Workers can access half of their upcoming salary payment this way, with fees per transaction starting from £1.50. The scheme is free to employers and only available to eligible customers across the UK, with the EEA and US to follow soon.

Users can track their earned wages, see how much they’ve earned throughout the month or after every shift in real-time, and keep track of the money they can withdraw.

Revolt says Payday means customers won’t need to turn to credit cards or payday lenders.

Nik Storonsky, CEO and founder of Revolut, said: “We believe in the importance of making financial wellbeing accessible to all, and this includes focusing on the impact of financial stability on employees’ mental health. After the difficulties of the past year, the last thing employees need now is financial uncertainty and stress

“It is important to move away from a situation where many are dependent on payday loans and expensive short-term credit, a reliance that is exacerbated by the monthly pay cycle.”

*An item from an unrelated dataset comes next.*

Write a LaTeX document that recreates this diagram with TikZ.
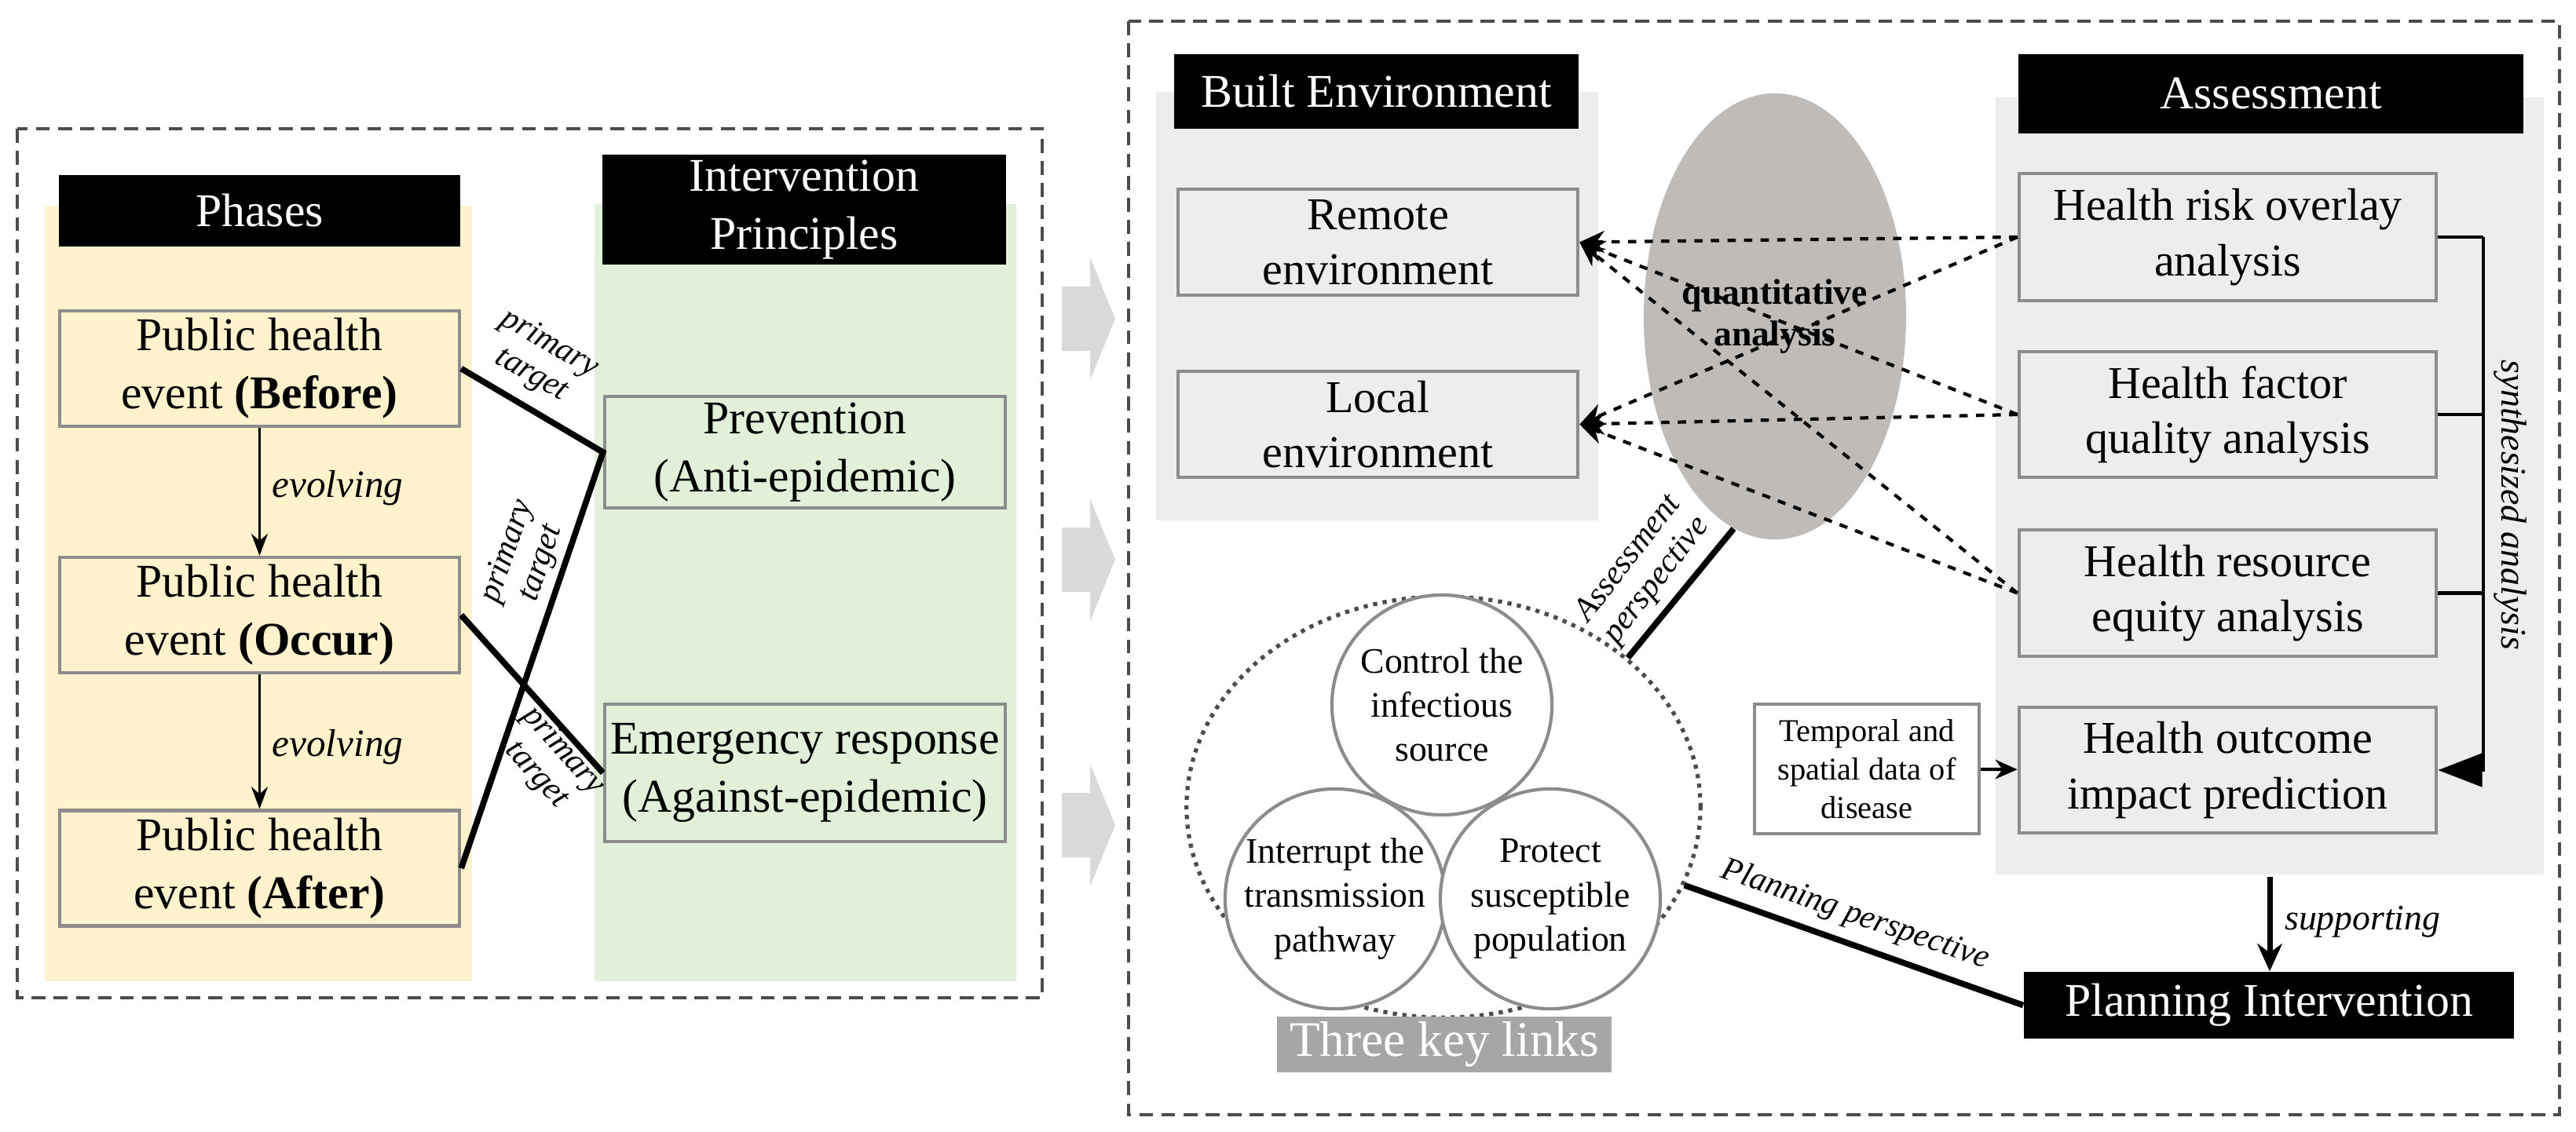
\documentclass[tikz,border=0pt]{standalone}
\usepackage{fontspec}
\setmainfont{Liberation Serif}
\usetikzlibrary{shapes.geometric,arrows.meta}
\definecolor{ybg}{HTML}{FFF2CC}
\definecolor{gbg}{HTML}{E2F0D9}
\definecolor{lbg}{HTML}{EDEDED}
\definecolor{bord}{HTML}{8C8C8C}
\definecolor{ell}{HTML}{BFBBB8}
\definecolor{kl}{HTML}{A6A6A6}
\definecolor{chev}{HTML}{D9D9D9}
\tikzset{
 hdr/.style={fill=black,text=white,inner sep=0pt,align=center,font=\fontsize{17}{21}\selectfont},
 box/.style={draw=bord,line width=1.2pt,inner sep=0pt,align=center,font=\fontsize{17}{21}\selectfont},
 rbox/.style={box,fill=lbg,font=\fontsize{16.5}{20}\selectfont},
 circ/.style={circle,draw=bord,line width=1.2pt,fill=white,inner sep=0pt,minimum size=2.8cm,align=center,font=\fontsize{13}{16}\selectfont},
 lab/.style={font=\fontsize{12}{13}\selectfont\itshape,align=center,inner sep=1pt},
 outer/.style={draw=black!70,dash pattern=on 5pt off 3pt,line width=1pt},
 thick line/.style={line width=2.2pt},
 dline/.style={dashed,line width=1.2pt,-{Stealth[length=9pt,width=8pt]}}
}
\begin{document}
\begin{tikzpicture}[x=0.01cm,y=-0.01cm]
\useasboundingbox (0,0) rectangle (3280,1441);
% ---------- left part
\draw[outer] (22,164) rectangle (1327,1271);
\fill[ybg] (57,262) rectangle (601,1250);
\fill[gbg] (757,260) rectangle (1294,1250);
\node[hdr,minimum width=5.11cm,minimum height=0.91cm] (phH) at (330.5,268.5) {Phases};
\node[hdr,minimum width=5.14cm,minimum height=1.40cm] (inH) at (1024,267) {Intervention\\Principles};
\node[box,minimum width=5.09cm,minimum height=1.47cm] (bef) at (330.5,469.5) {Public health\\event \textbf{(Before)}};
\node[box,minimum width=5.09cm,minimum height=1.47cm] (occ) at (330.5,783.5) {Public health\\event \textbf{(Occur)}};
\node[box,minimum width=5.09cm,minimum height=1.47cm] (aft) at (330.5,1106) {Public health\\event \textbf{(After)}};
\node[box,minimum width=5.10cm,minimum height=1.42cm] (prev) at (1025,576) {Prevention\\(Anti-epidemic)};
\node[box,minimum width=5.10cm,minimum height=1.75cm] (emer) at (1025,984.5) {Emergency response\\(Against-epidemic)};
\draw[line width=1pt,-{Stealth[length=8pt,width=6pt]}] (bef) -- (occ);
\draw[line width=1pt,-{Stealth[length=8pt,width=6pt]}] (occ) -- (aft);
\node[lab,font=\fontsize{14}{16}\selectfont\itshape] at (430,622) {evolving};
\node[lab,font=\fontsize{14}{16}\selectfont\itshape] at (430,952) {evolving};
\draw[thick line] (bef.east) -- (prev.west) -- (aft.east);
\draw[thick line] (occ.east) -- (emer.west);
\node[lab,rotate=-30] at (688,458) {primary\\target};
\node[lab,rotate=71] at (668,710) {primary\\target};
\node[lab,rotate=-48] at (700,972) {primary\\target};
% chevrons
\foreach \c in {406,713,1051}
 \fill[chev] (1352,\c-41) -- (1388,\c-41) -- (1388,\c-78) -- (1420,\c) -- (1388,\c+78) -- (1388,\c+41) -- (1352,\c+41) -- cycle;
% ---------- right part
\draw[outer] (1437,27) rectangle (3259,1420);
\fill[lbg] (1472,117) rectangle (2035,663);
\fill[lbg] (2541,124) rectangle (3239,1114);
\node[hdr,minimum width=5.15cm,minimum height=0.95cm] (beH) at (1752.5,116.5) {Built Environment};
\node[hdr,minimum width=6.43cm,minimum height=1.01cm] (asH) at (2891.5,119.5) {Assessment};
\node[rbox,minimum width=5.09cm,minimum height=1.35cm] (rem) at (1754.5,308.5) {Remote\\environment};
\node[rbox,minimum width=5.09cm,minimum height=1.35cm] (loc) at (1754.5,540.5) {Local\\environment};
\node[ellipse,fill=ell,minimum width=2.42cm,minimum height=5.68cm,inner sep=0pt,align=center,font=\fontsize{13}{15}\selectfont\bfseries] (qa) at (2260,403) {quantitative\\analysis};
\node[rbox,minimum width=5.31cm,minimum height=1.62cm] (risk) at (2836.5,302) {Health risk overlay\\analysis};
\node[rbox,minimum width=5.31cm,minimum height=1.60cm] (fac) at (2836.5,528) {Health factor\\quality analysis};
\node[rbox,minimum width=5.31cm,minimum height=1.61cm] (res) at (2836.5,755.5) {Health resource\\equity analysis};
\node[rbox,minimum width=5.31cm,minimum height=1.60cm] (out) at (2836.5,981) {Health outcome\\impact prediction};
\node[box,fill=white,minimum width=2.86cm,minimum height=1.65cm,font=\fontsize{11.5}{14}\selectfont] (tmp) at (2377,979.5) {Temporal and\\spatial data of\\disease};
\node[hdr,minimum width=6.24cm,minimum height=0.85cm] (plan) at (2889,1280.5) {Planning Intervention};
% dashed links
\foreach \s in {risk,fac,res}{
 \draw[dline] (\s.west) -- (rem.east);
 \draw[dline] (\s.west) -- (loc.east);
}
% synthesized
\coordinate (sx) at (3162,302);
\coordinate (sy) at (3162,981);
\draw[line width=1.2pt] (risk.east) -- (sx);
\draw[line width=1.2pt] (fac.east) -- (fac.east -| sx);
\draw[line width=1.2pt] (res.east) -- (res.east -| sx);
\draw[line width=1.2pt,-{Triangle[length=16pt,width=12pt]}] (sx) -- (sy) -- (out.east);
\node[lab,rotate=-90,font=\fontsize{13}{15}\selectfont\itshape] at (3196,643) {synthesized analysis};
\draw[line width=1.2pt,-{Stealth[length=8pt,width=7pt]}] (tmp) -- (out);
\coordinate (sup) at (2890,1117);
\draw[line width=2pt,-{Stealth[length=10pt,width=9pt]}] (sup) -- (plan.north -| sup);
\node[lab,font=\fontsize{13}{15}\selectfont\itshape,anchor=west] at (2905,1174) {supporting};
% three key links
\node[ellipse,draw=black!70,dotted,line width=1.5pt,minimum width=6.54cm,minimum height=5.36cm,inner sep=0pt] (big) at (1838,1028) {};
\node[circ] (c1) at (1836,898) {Control the\\infectious\\source};
\node[circ] (c2) at (1700,1145) {Interrupt the\\transmission\\pathway};
\node[circ] (c3) at (1974,1145) {Protect\\susceptible\\population};
\node[fill=kl,text=white,minimum width=4.26cm,minimum height=0.71cm,inner sep=0pt,font=\fontsize{18}{20}\selectfont] (tkl) at (1839,1330) {Three key links};
\draw[thick line] (big.39) -- (qa.259);
\draw[thick line] (big.-18) -- (plan.west);
\node[lab,rotate=52] at (2092,726) {Assessment\\perspective};
\node[lab,rotate=-19] at (2362,1166) {Planning perspective};
\end{tikzpicture}
\end{document}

However, salary advance schemes are not covered by credit rules and remain unregulated in the UK, prompting financial experts to warn that the schemes could lure borrowers into a cycle of debt.

James Andrews, senior personal finance editor at, said: “While the introduction of this new product is being touted by Revolut’s spokespeople as a way for employees to ‘cover expenses or necessary costs, and avoid getting into debt’ – in reality it could exacerbate the issue of overspending in cases of staff that may already be in a financially vulnerable position.

“Revolut are framing the ‘Payday’ offering as a solution to help working Brits who may be struggling with their finances. But how many will realistically be using it as a way to rid themselves of accrued overdraft charges and expensive credit card debts? And how many will simply see it as another form of free money, or as an excuse to live outside of their means more regularly throughout the month?

“Someone budgeting responsibly who already has a savings buffer to cover unexpected bills will see very little benefit from this, which means it’s only helpful to people who are already close to the edge financially. I don’t think it’s unreasonable to say that this is a dangerous product, despite being promoted as an alternative to payday loans and expensive short-term credit.”